More broadly, Djibouti serves as a springboard for banks wishing to establish themselves in Africa in general and East Africa in particular.
What are the main challenges ahead?
The main challenges remain achieving the objectives in terms of financial inclusion, modernisation of payment methods, digitalisation, supervision and compliance with international standards – whether in relation to the Basel rules for the management and supervision of universal banks; the IFSB (Islamic Finance Services Board) for Islamic banks; or the FATF (Financial Action Task Force) standards for the economic, legal and financial environment of Djibouti. And for each of these objectives, we have a precise roadmap.
Financial inclusion and compliance will take off considerably in the very near future with the digitalisation of payment methods and transactions.
It should be remembered that we had already taken a big step forward in 2022 with the introduction of the real-time gross settlement (RTGS) system and the ACH (Automated Clearing House), which connects all banks with the Central Bank via a closed and secure circuit.
Djibouti recently submitted its FATF assessment. What is the initial feedback?
In 2018 Djibouti joined Gafimoan – the Groupe d’Action Financière du Moyen-Orient et de l’Afrique du nord (Middle East and North Africa Financial Action Task Force). In preparation for the evaluation of its system by its peers, it first conducted its own national evaluation in 2022 to adjust its response to the threats it faces.
In accordance with Gafimoan procedures, Djibouti has begun the process of mutual evaluation of its AML/CFT system (anti-money laundering and combating the financing of terrorism), conducted under the aegis of Gafimoan evaluators.
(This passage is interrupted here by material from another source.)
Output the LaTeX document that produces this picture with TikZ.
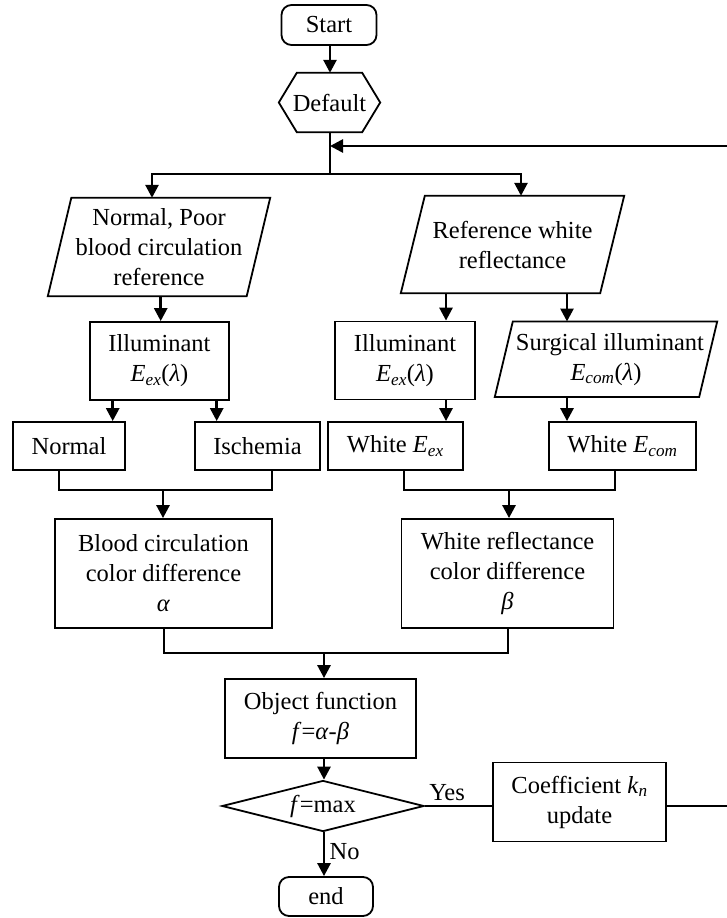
\documentclass[tikz,border=0pt]{standalone}
\usepackage{fontspec}
\setmainfont{Liberation Serif}
\usetikzlibrary{arrows.meta,shapes.geometric}
\newcommand\Esub[1]{\textit{E}\textsubscript{\textit{#1}}}
\begin{document}
\begin{tikzpicture}[x=1pt,y=-1pt,
  txt/.style={font=\fontsize{24.5}{30}\selectfont},
  frame/.style={line width=1.8pt, line join=miter},
  box/.style={txt, draw, frame, inner sep=0pt, align=center},
  plain/.style={txt, inner sep=0pt, align=center},
  term/.style={box, rounded corners=10pt},
  link/.style={line width=2.7pt},
  arr/.style={link, -{Triangle[length=13pt,width=13pt]}}]
\useasboundingbox (0,0) rectangle (726,918);

% terminals and decision
\node[term, minimum width=95pt, minimum height=40pt] (start) at (329,25) {Start};
\node[plain, minimum width=101pt, minimum height=59pt] (def) at (329.5,102.5) {Default};
\draw[frame] ([xshift=18pt]def.north west) -- ([xshift=-18pt]def.north east) -- (def.east)
  -- ([xshift=-18pt]def.south east) -- ([xshift=18pt]def.south west) -- (def.west) -- cycle;

% input data (parallelograms)
\node[plain, minimum width=222pt, minimum height=98pt] (npr) at (159,247)
  {Normal, Poor\\blood circulation\\reference};
\draw[frame] ([xshift=23.5pt]npr.north west) -- (npr.north east)
  -- ([xshift=-23.5pt]npr.south east) -- (npr.south west) -- cycle;
\node[plain, minimum width=223pt, minimum height=97pt] (rwr) at (512.5,244.5)
  {Reference white\\reflectance};
\draw[frame] ([xshift=24pt]rwr.north west) -- (rwr.north east)
  -- ([xshift=-24pt]rwr.south east) -- (rwr.south west) -- cycle;
\node[plain, minimum width=222pt, minimum height=75pt] (surg) at (606,359.2)
  {\hspace*{8pt}Surgical illuminant\\\Esub{com}(\textit{λ})};
\draw[frame] ([xshift=18pt]surg.north west) -- (surg.north east)
  -- ([xshift=-18pt]surg.south east) -- (surg.south west) -- cycle;

% process boxes
\node[box, minimum width=139pt, minimum height=78pt] (illL) at (159.5,361) {Illuminant\\\Esub{ex}(\textit{λ})};
\node[box, minimum width=140pt, minimum height=78pt] (illR) at (405,360.5) {Illuminant\\\Esub{ex}(\textit{λ})};
\node[box, minimum width=112pt, minimum height=48pt] (nor) at (69,446) {Normal};
\node[box, minimum width=125pt, minimum height=48pt] (isc) at (257.5,446) {Ischemia};
\node[box, minimum width=135pt, minimum height=48pt] (wex) at (395.3,446) {White \Esub{ex}};
\node[box, minimum width=147pt, minimum height=48pt] (wcom) at (622.5,446) {White \Esub{com}};
\node[box, minimum width=217pt, minimum height=109pt] (blood) at (163.5,573.5)
  {Blood circulation\\color difference\\\textit{α}};
\node[box, minimum width=212pt, minimum height=109pt] (wref) at (507.5,573.5)
  {White reflectance\\color difference\\\textit{β}};
\node[box, minimum width=191pt, minimum height=79pt] (obj) at (320.5,718.5)
  {Object function\\\textit{f}=\textit{α}-\textit{β}};
\node[txt, draw, frame, diamond, aspect=4, inner sep=0pt, minimum width=202pt, minimum height=51pt]
  (dec) at (323,806) {\textit{f}=max};
\node[box, minimum width=173pt, minimum height=79pt] (coef) at (579.5,802)
  {Coefficient \textit{k}\textsubscript{\textit{n}}\\update};
\node[term, minimum width=94pt, minimum height=39pt] (fin) at (326,896.5) {end};

% junction points
\coordinate (split) at (330,174);
\coordinate (loopin) at (330,146);
\coordinate (rc1) at (734,806);
\coordinate (rc2) at (734,146);
\coordinate (jL) at (163,490);
\coordinate (jR) at (509,490);
\coordinate (jB) at (324,653);

% top section
\draw[arr] (start.south -| 330,0) -- (def.north -| 330,0);
\draw[link] (def.south -| split) -- (split);
\draw[arr] (split) -| (npr.north -| 152,0);
\draw[arr] (split) -| (rwr.north -| 521,0);
\draw[link] (coef.east |- rc1) -- (rc1) -- (rc2);
\draw[arr] (rc2) -- (loopin);

% second row
\draw[arr] (npr.south -| 160.7,0) -- (illL.north -| 160.7,0);
\draw[arr] (rwr.south -| 446,0) -- (illR.north -| 446,0);
\draw[arr] (rwr.south -| 567,0) -- (surg.north -| 567,0);
\draw[arr] (illL.south -| 112.7,0) -- (nor.north -| 112.7,0);
\draw[arr] (illL.south -| 216.7,0) -- (isc.north -| 216.7,0);
\draw[arr] (illR.south -| 446,0) -- (wex.north -| 446,0);
\draw[arr] (surg.south -| 567,0) -- (wcom.north -| 567,0);

% merging into colour differences
\draw[link] (nor.south -| 59,0) |- (jL) -| (isc.south -| 272,0);
\draw[arr] (jL) -- (blood.north -| jL);
\draw[link] (wex.south -| 404,0) |- (jR) -| (wcom.south -| 615,0);
\draw[arr] (jR) -- (wref.north -| jR);
\draw[link] (blood.south -| 164,0) |- (jB) -| (wref.south -| 508,0);
\draw[arr] (jB) -- (obj.north -| jB);

% decision
\draw[arr] (obj.south -| 324,0) -- (dec.north -| 324,0);
\draw[link] (dec.east) -- node[txt, above=1pt, pos=0.33] {Yes} (dec.east -| coef.west);
\draw[arr] (dec.south -| 324,0) -- node[txt, right=1pt, pos=0.45] {No} (fin.north -| 324,0);
\end{tikzpicture}
\end{document}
This was completed with the adoption of the mutual evaluation report from 17 to 21 November 2024 in Riyadh.
Gafimoan analysed the legal and regulatory provisions in force in Djibouti to determine what constitutes the law for suppressing financial crimes in accordance with the 40 FATF recommendations and their effective implementation; to find out whether or not Djibouti identifies, prosecutes and punishes violations of the law committed on its territory by those subject to it; and also whether Djibouti participates in international cooperation to suppress financial crimes at the international level, and to what extent.
Gafimoan concluded that Djibouti has a solid AML-CFT framework that is broadly in line with the standards established by the international community, but that it is largely the result of recent reforms.
After the FATF assessment, what are the main areas identified for improvement?
The first practical achievement following this evaluation was the establishment of an operational organisation, with six technical sub-committees responsible for the various risk areas; and the approval of a national strategy to combat money laundering and the financing of terrorism, which included some sixty objectives.
The FATF evaluation highlighted a number of recent improvements, such as the establishment of the National Financial Intelligence Agency, now an independent authority responsible for AML/CFT; the development of a national risk assessment; and the complete overhaul of the legal and regulatory corpus in line with international best practices. Collaboration between the state agencies has been strengthened.
There is better risk management within the financial sector and, above all, significant progress among players in the non-financial sector, such as lawyers, notaries and other regulated professions.
We have adopted a new AML-CFT strategy where the responsibilities and actions incumbent on all stakeholders have been updated and focused on the expected results to raise Djibouti’s rating from enhanced monitoring to normal monitoring during the current year.
What does the appointment of Djibouti’s minister of foreign affairs as head of the AU Commission mean?
This recognition, beyond its prestige, consolidates Djibouti’s position as a leading regional logistics platform and a major regional economic centre in the making.